Clustering July Precipitation Colorado

# Determine number of clusters by iterations
WSS = matrix(nrow=Niter, ncol=15)
WSS1 = matrix(nrow=Niter, ncol=15)

for (j in 1:Niter) {
  WSS[j,1]= (nrow(data2s)-1)*sum(apply(data2s,2,var))#with elev
  WSS1[j,1]= (nrow(data3s)-1)*sum(apply(data3s,2,var))#without elev
  for (i in 2:15) {
  WSS[j,i] =sum(kmeans(data2s, centers=i)$withinss)
  WSS1[j,i] = sum(kmeans(data3s, centers=i)$withinss)
  }}
wss2=apply(WSS, 2, FUN = mean)
wss3=apply(WSS1, 2, FUN = mean)



P3=ggplot() +
  geom_line(mapping = aes(1:15, wss2)) +
 geom_point(mapping = aes(1:15, wss2), shape = 21, size = 3, color = "gray30", fill ="cadetblue1")+
 labs(title = "Considering elevation",x = "Number of Clusters",y = "Within groups sum of squares")+
  theme(plot.title = element_text(size = 13, face = "bold", hjust = 0.5))

P4=ggplot() +
  geom_line(mapping = aes(1:15, wss3)) +
 geom_point(mapping = aes(1:15, wss3), shape = 21, size = 3, color = "gray30", fill ="cadetblue1")+
 labs(title = "Without considering elevation",x = "Number of Clusters",y = "Within groups sum of squares")+
  theme(plot.title = element_text(size = 13, face = "bold", hjust = 0.5))
multiplot(P3,P4, cols = 2) 

Plot for Kbest

#Considering elevation
slope=wss2[2:length(wss2)]-wss2[1:(length(wss2)-1)]
ind2=which(slope== max(slope))#optimal number of clusters
#Without considering elevation
slope=wss3[2:length(wss3)]-wss3[1:(length(wss3)-1)]
ind3=which(slope== max(slope))#optimal number of clusters
N_cluster=c(ind2,ind3); # numbers cluster considered column1: W\Elev; Column2:Wo\Elev
# K-Means Cluster Analysis
fit2 <- kmeans(data2s, N_cluster[1]) #W\Elev
fit3 <- kmeans(data3s, N_cluster[2]) #Wo\Elev
# get cluster means 
means=aggregate(data2,by=list(fit2$cluster),FUN=mean)
means1=aggregate(data3,by=list(fit3$cluster),FUN=mean)
# append cluster assignment
Cluster=factor(fit2$cluster)
data_2 = data.frame(data2,Cluster) 
Cluster=factor(fit3$cluster)
data_3 = data.frame(data3,Cluster) 

Plot for K=6

N_cluster=c(6,6); # numbers cluster considered column1: W\Elev; Column2:Wo\Elev
# K-Means Cluster Analysis
fit2 <- kmeans(data2s, N_cluster[1]) #W\Elev
fit3 <- kmeans(data3s, N_cluster[2]) #Wo\Elev
# get cluster means 
means=aggregate(data2,by=list(fit2$cluster),FUN=mean)
means1=aggregate(data3,by=list(fit3$cluster),FUN=mean)
# append cluster assignment
Cluster=factor(fit2$cluster)
data2_6 = data.frame(data2,Cluster) 
Cluster=factor(fit3$cluster)
data3_6 = data.frame(data3,Cluster) 

Comments

• Using the same algorithm which was used for January, Kbest for July precipitation were 14 and 14 for the cases with and without considering elevation, respectively.

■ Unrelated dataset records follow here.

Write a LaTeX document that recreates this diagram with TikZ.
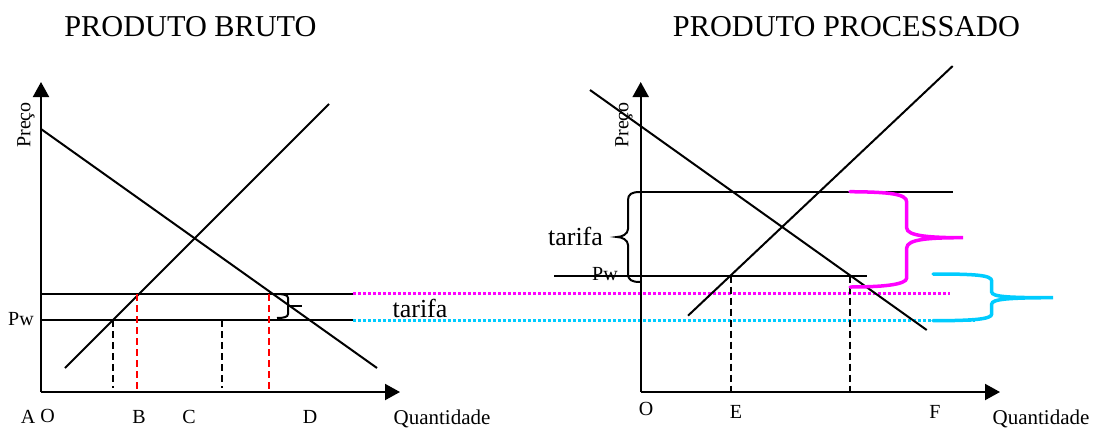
\documentclass[tikz,border=0pt]{standalone}
\usepackage{fontspec}
\setmainfont{Liberation Serif}
\usetikzlibrary{arrows.meta}
\definecolor{skyblue}{RGB}{0,204,255}
\definecolor{fuchsia}{RGB}{255,0,255}
\definecolor{dashred}{RGB}{255,0,0}

\begin{document}
\begin{tikzpicture}[x=1pt, y=-1pt, line width=2pt,
    axis/.style={-{Triangle[length=15pt 0,width=16pt 0]}},
    guide/.style={line width=2.4pt, dash pattern=on 7pt off 4pt},
    pdot/.style={line width=3pt, dash pattern=on 2.5pt off 2.5pt},
    curly/.style={line width=3.5pt, line cap=round},
    lbl/.style={inner sep=0pt, font=\fontsize{20}{24}\selectfont},
    title/.style={inner sep=0pt, font=\fontsize{30.3}{36}\selectfont}]
    \useasboundingbox (0,0) rectangle (1094,429);

    % titles
    \node[title] (tbruto) at (190.5,27) {PRODUTO BRUTO};
    \node[title] (tproc) at (846.5,27) {PRODUTO PROCESSADO};

    % dotted world prices running across both panels
    \draw[pdot, color=fuchsia] (353,293.5) -- (950,293.5);
    \draw[pdot, color=skyblue] (353,320) -- (975,320);

    % produto bruto
    \draw[axis] (41,392) -- (41,82);
    \draw[axis] (41,392) -- (400,392);
    \draw (41,129) -- (377,368);
    \draw (65,368) -- (329,104);
    \draw (41,294) -- (353,294);
    \draw (41,320) -- (353,320);
    \draw[guide] (112.7,320) -- (112.7,388);
    \draw[guide] (222,320) -- (222,388);
    \draw[guide, color=dashred] (136.7,294) -- (136.7,390);
    \draw[guide, color=dashred] (268.7,294) -- (268.7,390);
    \draw (276,294) .. controls (284,294) and (288,295) .. (288,298) -- (288,314)
          .. controls (288,317) and (284,318) .. (277,318);
    \draw (288,305.7) -- (302,305.7);
    \node[lbl, font=\fontsize{26}{30}\selectfont] (tarifaA) at (420,308) {tarifa};
    \node[lbl, rotate=90] (precoA) at (26,125) {Preço};
    \node[lbl] (pwA) at (21,319) {Pw};
    \node[lbl] (labA) at (28,416.5) {A};
    \node[lbl] (labO) at (47.5,416) {O};
    \node[lbl] (labB) at (139,417) {B};
    \node[lbl] (labC) at (189,417) {C};
    \node[lbl] (labD) at (310,417) {D};
    \node[lbl, font=\fontsize{21}{24}\selectfont] (quantA) at (442,419) {Quantidade};

    % produto processado
    \draw[axis] (640.7,392) -- (640.7,82);
    \draw[axis] (640.7,392) -- (1000,392);
    \draw (590,90) -- (926.7,330);
    \draw (688,315.7) -- (952.7,66);
    \draw (640.7,192) -- (952.7,192);
    \draw (554,275.7) -- (866.7,275.7);
    \draw[guide] (730.7,275.7) -- (730.7,392);
    \draw[guide] (850,275.7) -- (850,392);
    \draw (640,192) .. controls (632,192) and (628,194) .. (628,200) -- (628,229)
          .. controls (628,234) and (622,237) .. (617,237)
          .. controls (622,237) and (628,240) .. (628,245) -- (628,274)
          .. controls (628,280) and (632,282) .. (640,282);
    \draw[curly, color=fuchsia] (850,191.7) .. controls (890,192) and (906.7,194) .. (906.7,202)
          -- (906.7,228) .. controls (906.7,236) and (930,237.7) .. (963,237.7)
          .. controls (930,237.7) and (906.7,239) .. (906.7,248) -- (906.7,278)
          .. controls (906.7,285) and (880,287) .. (850,287);
    \draw[curly, color=skyblue] (933,274) .. controls (975,274) and (991.7,275) .. (991.7,281)
          -- (991.7,292) .. controls (991.7,297) and (1010,297.7) .. (1053,297.7)
          .. controls (1010,297.7) and (991.7,299) .. (991.7,304) -- (991.7,314)
          .. controls (991.7,319) and (975,320.7) .. (933,320.7);
    \node[lbl, font=\fontsize{26}{30}\selectfont] (tarifaB) at (575.5,236) {tarifa};
    \node[lbl, rotate=90] (precoB) at (624,125) {Preço};
    \node[lbl] (pwB) at (605,274) {Pw};
    \node[lbl] (labO2) at (646,409) {O};
    \node[lbl] (labE) at (736,412) {E};
    \node[lbl] (labF) at (935,412) {F};
    \node[lbl, font=\fontsize{21}{24}\selectfont] (quantB) at (1041,419) {Quantidade};
\end{tikzpicture}
\end{document}
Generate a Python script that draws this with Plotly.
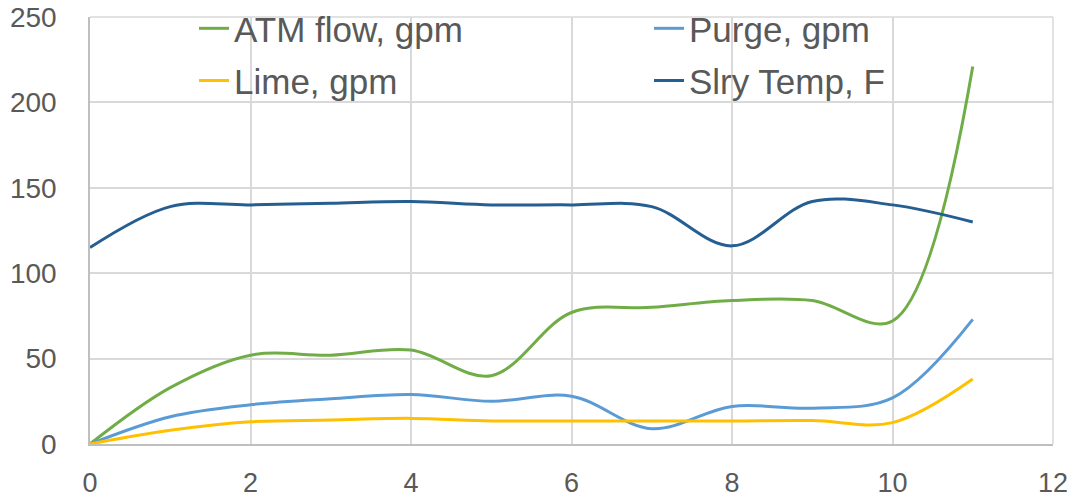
import plotly.graph_objects as go

x_vals = [0, 1, 2, 3, 4, 5, 6, 7, 8, 9, 10, 11]
atm_flow = [0, 33, 52, 52, 55, 40, 77, 80, 84, 84, 72, 221]
purge = [0, 16, 23, 26.5, 29, 25, 28, 9, 22, 21, 27, 73]
lime = [0, 8, 13, 14, 15, 13.5, 13.5, 13.5, 13.5, 13.7, 12.5, 38]
slry_temp = [115, 139, 140, 141, 142, 140, 140, 139, 116, 142, 140, 130]

series = [
    ("ATM flow, gpm", atm_flow, "#70AD47", "legend"),
    ("Purge, gpm", purge, "#5B9BD5", "legend"),
    ("Lime, gpm", lime, "#FFC000", "legend2"),
    ("Slry Temp, F", slry_temp, "#255E91", "legend2"),
]

FONT = "Liberation Sans"
fig = go.Figure()
for name, vals, color, lg in series:
    fig.add_trace(go.Scatter(
        x=x_vals, y=vals, name=name, mode="lines", legend=lg,
        line=dict(color=color, width=3, shape="spline", smoothing=1),
    ))

legend_common = dict(
    orientation="h", xanchor="left", yanchor="top",
    entrywidth=410, entrywidthmode="pixels",
    font=dict(size=35, family=FONT, color="#595959"),
    bgcolor="rgba(0,0,0,0)", traceorder="normal",
)

fig.update_layout(
    width=1068, height=501,
    margin=dict(l=90, r=15, t=17, b=57, autoexpand=False),
    paper_bgcolor="white", plot_bgcolor="white",
    font=dict(family=FONT, color="#595959"),
    legend=dict(x=0.108, y=1.042, **legend_common),
    legend2=dict(x=0.108, y=0.920, **legend_common),
    showlegend=True,
    shapes=[
        dict(type="line", xref="paper", yref="paper", x0=1, x1=1, y0=0, y1=1,
             line=dict(color="#D9D9D9", width=1.5), layer="below"),
        dict(type="line", xref="paper", yref="paper", x0=0, x1=1, y0=1, y1=1,
             line=dict(color="#D9D9D9", width=1.5), layer="below"),
    ],
)
fig.update_xaxes(
    range=[0, 12], tickvals=[0, 2, 4, 6, 8, 10, 12],
    showgrid=True, gridcolor="#D9D9D9", gridwidth=1.5,
    showline=True, linecolor="#BFBFBF", linewidth=1.5,
    zeroline=False, ticks="", ticklabelstandoff=14, automargin=False,
    ticklabeloverflow="allow",
    tickfont=dict(size=27, family=FONT, color="#595959"),
)
fig.update_yaxes(
    range=[0, 250], tickvals=[0, 50, 100, 150, 200, 250],
    showgrid=True, gridcolor="#D9D9D9", gridwidth=1.5,
    showline=True, linecolor="#BFBFBF", linewidth=1.5,
    zeroline=False, ticks="", ticklabelstandoff=26, automargin=False,
    ticklabeloverflow="allow",
    tickfont=dict(size=28, family=FONT, color="#595959"),
)
fig.write_html("out.html")
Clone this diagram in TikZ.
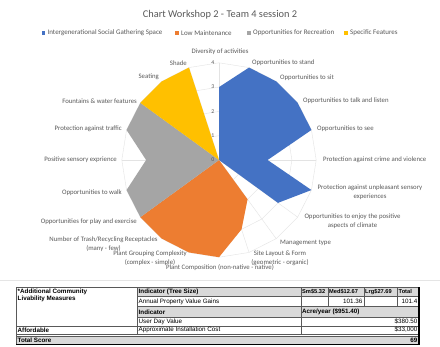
\documentclass[tikz,border=0pt]{standalone}
\usepackage{fontspec}
\setmainfont{Carlito}
\newfontfamily\tabfont{Liberation Sans}
\usepackage{tikz}
\usetikzlibrary{positioning}
\definecolor{isgs}{HTML}{4472C4}
\definecolor{lowm}{HTML}{ED7D31}
\definecolor{recr}{HTML}{A5A5A5}
\definecolor{spec}{HTML}{FFC000}
\definecolor{txtgray}{HTML}{595959}
\definecolor{cellgray}{HTML}{D9D9D9}
\tikzset{
	every node/.style={
		align=center,
	},
}
\tikzstyle{lbl} = [inner sep=0pt, text=txtgray, font=\fontsize{6.8}{8.6}\selectfont]
\tikzstyle{leg} = [inner sep=0pt, text=txtgray, font=\fontsize{7}{8}\selectfont]
\tikzstyle{legsq} = [inner sep=0pt, minimum size=3.5pt]
\tikzstyle{ticklbl} = [inner sep=0pt, text=txtgray, font=\fontsize{5.8}{6}\selectfont, anchor=east]
\tikzstyle{gridline} = [gray!22, line width=0.4pt]
\tikzstyle{tabline} = [gray!70!black, line width=0.4pt]
\tikzstyle{cell} = [inner sep=0pt, font=\tabfont\fontsize{6.3}{7.6}\selectfont]
\tikzstyle{cellb} = [inner sep=0pt, font=\tabfont\bfseries\fontsize{6.3}{7.6}\selectfont]
\tikzstyle{cellh} = [inner sep=0pt, font=\tabfont\bfseries\fontsize{5.7}{7}\selectfont]

\begin{document}
\begin{tikzpicture}[x=1bp, y=-1bp]
    \fill [white] (0,0) rectangle (440,346);
    \useasboundingbox (0,0) rectangle (440,346);

    \node (ti) [text=txtgray, font=\fontsize{10.4}{12}\selectfont] at (220,15) {Chart Workshop 2 - Team 4 session 2};

    \node (sq1) [legsq, fill=isgs] at (43.5,33) {};
    \node (lg1) [leg, right=2pt of sq1] {Intergenerational Social Gathering Space};
    \node (sq2) [legsq, fill=lowm] at (177,33) {};
    \node (lg2) [leg, right=2pt of sq2] {Low Maintenance};
    \node (sq3) [legsq, fill=recr] at (249,33) {};
    \node (lg3) [leg, right=2pt of sq3] {Opportunities for Recreation};
    \node (sq4) [legsq, fill=spec] at (346,33) {};
    \node (lg4) [leg, right=2pt of sq4] {Specific Features};

    \begin{scope}[shift={(219,160)}]
        \foreach \r in {24.3,48.6,72.9,97.2}
            \draw [gridline] (-90:\r) \foreach \a in {-72,-54,...,252} { -- (\a:\r) } -- cycle;
        \foreach \a in {-90,-72,...,252}
            \draw [gridline] (0,0) -- (\a:97.2);

        \fill [isgs] (0,0) -- (-90:72.9) -- (-72:97.2) -- (-54:97.2) -- (-36:97.2) -- (-18:97.2)
            -- (0:48.6) -- (18:97.2) -- (36:72.9) -- cycle;
        \fill [lowm] (0,0) -- (54:48.6) -- (72:72.9) -- (90:97.2) -- (108:97.2) -- (126:97.2)
            -- (144:97.2) -- cycle;
        \fill [recr] (0,0) -- (144:97.2) -- (162:97.2) -- (180:72.9) -- (198:97.2) -- (216:97.2) -- cycle;
        \fill [spec] (0,0) -- (216:97.2) -- (234:97.2) -- (252:97.2) -- cycle;
    \end{scope}

    \node (v0) [ticklbl] at (214.5,160) {0};
    \node (v1) [ticklbl] at (214.5,135.7) {1};
    \node (v2) [ticklbl] at (214.5,111.4) {2};
    \node (v3) [ticklbl] at (214.5,87.1) {3};
    \node (v4) [ticklbl] at (214.5,62.8) {4};

    \node (da) [lbl] at (220,52) {Diversity of activities};
    \node (os) [lbl, anchor=west] at (252,63) {Opportunities to stand};
    \node (oi) [lbl, anchor=west] at (280,78) {Opportunities to sit};
    \node (ot) [lbl, anchor=west] at (303,101) {Opportunities to talk and listen};
    \node (oe) [lbl, anchor=west] at (317,129) {Opportunities to see};
    \node (pc) [lbl, anchor=west] at (323,160) {Protection against crime and violence};
    \node (pu) [lbl] at (370,192) {Protection against unpleasant sensory\\experiences};
    \node (oc) [lbl] at (352.5,221) {Opportunities to enjoy the positive\\aspects of climate};
    \node (mt) [lbl, anchor=west] at (280,243) {Management type};
    \node (sl) [lbl] at (280,258.5) {Site Layout \& Form\\(geometric - organic)};
    \node (pm) [lbl] at (220,268) {Plant Composition (non-native - native)};
    \node (pg) [lbl] at (150,258) {Plant Grouping Complexity\\(complex - simple)};
    \node (nt) [lbl] at (103.5,244) {Number of Trash/Recycling Receptacles\\(many - few)};
    \node (op) [lbl, anchor=east] at (137,222) {Opportunities for play and exercise};
    \node (ow) [lbl, anchor=east] at (122,193) {Opportunities to walk};
    \node (ps) [lbl, anchor=east] at (117,160) {Positive sensory exprience};
    \node (pt) [lbl, anchor=east] at (122,129) {Protection against traffic};
    \node (fw) [lbl, anchor=east] at (137,101) {Fountains \& water features};
    \node (se) [lbl, anchor=east] at (159,77) {Seating};
    \node (sh) [lbl, anchor=east] at (187,63) {Shade};

    \draw [gray!20] (0,280) -- (440,280);

    \fill [cellgray] (137,287) rectangle (419,296.5);
    \fill [cellgray] (137,306.5) rectangle (419,317);
    \fill [cellgray] (16,336) rectangle (419,344.5);
    \draw [tabline] (16,287) -- (419,287);
    \draw [tabline] (16,287) -- (16,344.5);
    \draw [tabline] (137,296.5) -- (419,296.5);
    \draw [tabline] (137,306.5) -- (419,306.5);
    \draw [tabline] (137,317) -- (419,317);
    \draw [tabline] (16,326) -- (419,326);
    \draw [tabline] (137,287) -- (137,334);
    \draw [tabline] (301,287) -- (301,334);
    \draw [tabline] (328,287) -- (328,306.5);
    \draw [tabline] (364,287) -- (364,306.5);
    \draw [tabline] (397,287) -- (397,306.5);
    \draw [tabline, line width=0.7pt] (16,334) -- (419,334);
    \draw [tabline, line width=0.7pt] (16,336) -- (419,336);
    \draw [line width=1.3pt] (419,287) -- (419,344.5) -- (16,344.5);

    \node (ac) [cellb, anchor=north west, align=left] at (17.5,288.5) {*Additional Community\\Livability Measures};
    \node (it) [cellb, anchor=west] at (138.5,291.75) {Indicator (Tree Size)};
    \node (sm) [cellh, anchor=west] at (302,291.75) {Sm\$5.32};
    \node (md) [cellh, anchor=west] at (329,291.75) {Med\$12.67};
    \node (lr) [cellh, anchor=west] at (365,291.75) {Lrg\$27.69};
    \node (tt) [cellh, anchor=west] at (398.5,291.75) {Total};
    \node (ap) [cell, anchor=west] at (138.5,301.5) {Annual Property Value Gains};
    \node (mv) [cell, anchor=east] at (362.5,301.5) {101.36};
    \node (tv) [cell, anchor=east] at (417.5,301.5) {101.4};
    \node (in) [cellb, anchor=west] at (138.5,311.75) {Indicator};
    \node (ay) [cellb, anchor=west] at (302,311.75) {Acre/year (\$951.40)};
    \node (ud) [cell, anchor=west] at (138.5,321.5) {User Day Value};
    \node (uv) [cell, anchor=east] at (417.5,321.5) {\$380.50};
    \node (af) [cellb, anchor=west] at (17.5,330) {Affordable};
    \node (ic) [cell, anchor=west] at (138.5,330) {Approximate Installation Cost};
    \node (iv) [cell, anchor=east] at (417.5,330) {\$33,000};
    \node (ts) [cellb, anchor=west] at (17.5,340.25) {Total Score};
    \node (sv) [cellb, anchor=east] at (417.5,340.25) {69};
\end{tikzpicture}
\end{document}
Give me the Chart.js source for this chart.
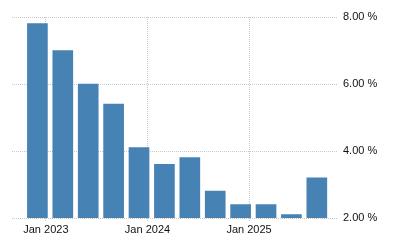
<!DOCTYPE html>
<html>
<head>
<meta charset="utf-8">
<script src="https://cdn.jsdelivr.net/npm/chart.js@4.4.1/dist/chart.umd.min.js"></script>
<style>
  body { margin: 0; background: #fff; }
  #wrap { width: 400px; height: 250px; }
</style>
</head>
<body>
<div id="wrap"><canvas id="grafico" width="400" height="250"></canvas></div>
<script>
// quarters (year-month) and the rate for each one
const periods = ['2022-12', '2023-03', '2023-06', '2023-09', '2023-12', '2024-03',
                 '2024-06', '2024-09', '2024-12', '2025-03', '2025-06', '2025-09'];
const values = [7.8, 7.0, 6.0, 5.4, 4.1, 3.6, 3.8, 2.8, 2.4, 2.4, 2.1, 3.2];
const xTickLabels = ['Jan 2023', 'Jan 2024', 'Jan 2025'];
const yTicks = [2, 4, 6, 8];

// months counted from Jan 2023
const toMonth = p => {
    const [y, m] = p.split('-').map(Number);
    return (y - 2023) * 12 + (m - 1);
};
const xTicks = xTickLabels.map(l => toMonth(l.slice(4) + '-01'));

const fonte = { family: '"Liberation Sans", Arial, sans-serif', size: 11 };
const corGrade = '#c8c8c8';

const ctx = document.getElementById('grafico').getContext('2d');
const grafico = new Chart(ctx, {
    type: 'bar',
    data: {
        datasets: [{
            data: periods.map((p, i) => ({ x: toMonth(p), y: values[i] })),
            backgroundColor: '#4682b4',
            borderWidth: 0,
            barThickness: 20
        }]
    },
    options: {
        responsive: false,
        animation: false,
        layout: { padding: { left: 12, top: 17, right: 0, bottom: 0 } },
        plugins: {
            legend: { display: false },
            tooltip: { enabled: false }
        },
        scales: {
            x: {
                type: 'linear',
                min: -4,
                max: 34.5,
                offset: false,
                afterBuildTicks: s => { s.ticks = xTicks.map(v => ({ value: v })); },
                afterFit: s => { s.height = 32; },
                ticks: {
                    font: fonte,
                    color: '#111',
                    padding: 1,
                    maxRotation: 0,
                    autoSkip: false,
                    callback: (v) => xTickLabels[xTicks.indexOf(v)]
                },
                grid: { offset: false, color: corGrade, tickLength: 4, tickBorderDash: [1, 1] },
                border: { display: false, dash: [1, 1] }
            },
            y: {
                position: 'right',
                min: 2,
                max: 8,
                afterBuildTicks: s => { s.ticks = yTicks.map(v => ({ value: v })); },
                afterFit: s => { s.width = 62; },
                ticks: {
                    font: fonte,
                    color: '#111',
                    padding: 5,
                    callback: v => v.toFixed(2) + ' %'
                },
                grid: { color: corGrade, drawTicks: false },
                border: { display: false, dash: [1, 1] }
            }
        }
    }
});
</script>
</body>
</html>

• By incluiding the elevation, Kbest is increase from 14 to 14. However, as in the csae of January, it is not possible to see differences betweeen clusters defined for two cases. it seems that these number of cluster is so much.

• Considering K=6, plots of both cases are seen are not really different. it is only possible to see differences between south-west clusters.